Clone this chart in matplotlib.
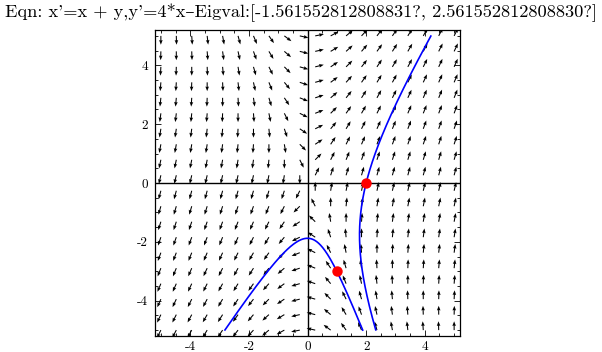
import numpy as np
import matplotlib
matplotlib.use("Agg")
import matplotlib.pyplot as plt
from matplotlib.ticker import MultipleLocator

# system x' = A[0] . (x, y), y' = A[1] . (x, y)
A = np.array([[1.0, 1.0],
              [4.0, 0.0]])
start_x = [2.0, 1.0]
start_y = [0.0, -3.0]
title = "Eqn: x'=x + y,y'=4*x–Eigval:[-1.561552812808831?, 2.561552812808830?]"
ticks = [-4, -2, 0, 2, 4]
tick_labels = ["-4", "-2", "0", "2", "4"]

plt.rcParams["font.family"] = ["cmr10", "DejaVu Serif"]

fig = plt.figure(figsize=(6.02, 3.52), dpi=100)
ax = fig.add_axes([155 / 602, 1 - 336 / 352, 305 / 602, 306 / 352])

# ---------- direction field (normalised arrows) ----------
g = np.linspace(-5, 5, 20)
X, Y = np.meshgrid(g, g)
U = A[0, 0] * X + A[0, 1] * Y
V = A[1, 0] * X + A[1, 1] * Y
n = np.hypot(U, V)
n[n == 0] = 1
L = 0.3
ax.quiver(X, Y, U / n * L, V / n * L, angles="xy", scale_units="xy", scale=1,
          units="xy", width=0.036, headwidth=3.4, headlength=4.4,
          headaxislength=4.0, color="black", zorder=2)

# ---------- trajectories through the start points ----------
w, vecs = np.linalg.eig(A)
t = np.linspace(-3, 3, 4000)
for x0, y0 in zip(start_x, start_y):
    c = np.linalg.solve(vecs, np.array([x0, y0]))
    P = vecs @ (c[:, None] * np.exp(w[:, None] * t))
    px, py = P[0].copy(), P[1].copy()
    out = (np.abs(px) > 5) | (np.abs(py) > 5)
    px[out] = np.nan
    py[out] = np.nan
    ax.plot(px, py, color="#0000ff", lw=1.2, zorder=3)
ax.plot(start_x, start_y, "o", color="#ff0000", ms=7.5, mec="none", zorder=4)

# ---------- axes through the origin ----------
ax.axhline(0, color="black", lw=1.0, zorder=1)
ax.axvline(0, color="black", lw=1.0, zorder=1)

ax.set_xlim(-5.2, 5.2)
ax.set_ylim(-5.2, 5.2)
ax.set_xticks(ticks)
ax.set_xticklabels(tick_labels)
ax.set_yticks(ticks)
ax.set_yticklabels(tick_labels)
ax.xaxis.set_minor_locator(MultipleLocator(0.5))
ax.yaxis.set_minor_locator(MultipleLocator(0.5))
ax.tick_params(which="both", direction="in", top=True, right=True,
               labelsize=9.5, width=0.6)
ax.tick_params(axis="x", which="major", pad=3.5)
ax.tick_params(axis="y", which="major", pad=5)
ax.tick_params(which="major", length=4)
ax.tick_params(which="minor", length=2)
for s in ax.spines.values():
    s.set_linewidth(0.9)

fig.text(0.5, 1 - 17 / 352, title, ha="center", va="baseline", fontsize=13.2)

fig.savefig("out.png", dpi=100)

◆ Instructions to follow ◆
Show each line of the listing that holds the string "matplotlib".

◆ Response to this exercise ◆
Clone this chart in matplotlib.
import matplotlib
matplotlib.use("Agg")
import matplotlib.pyplot as plt
from matplotlib.ticker import MultipleLocator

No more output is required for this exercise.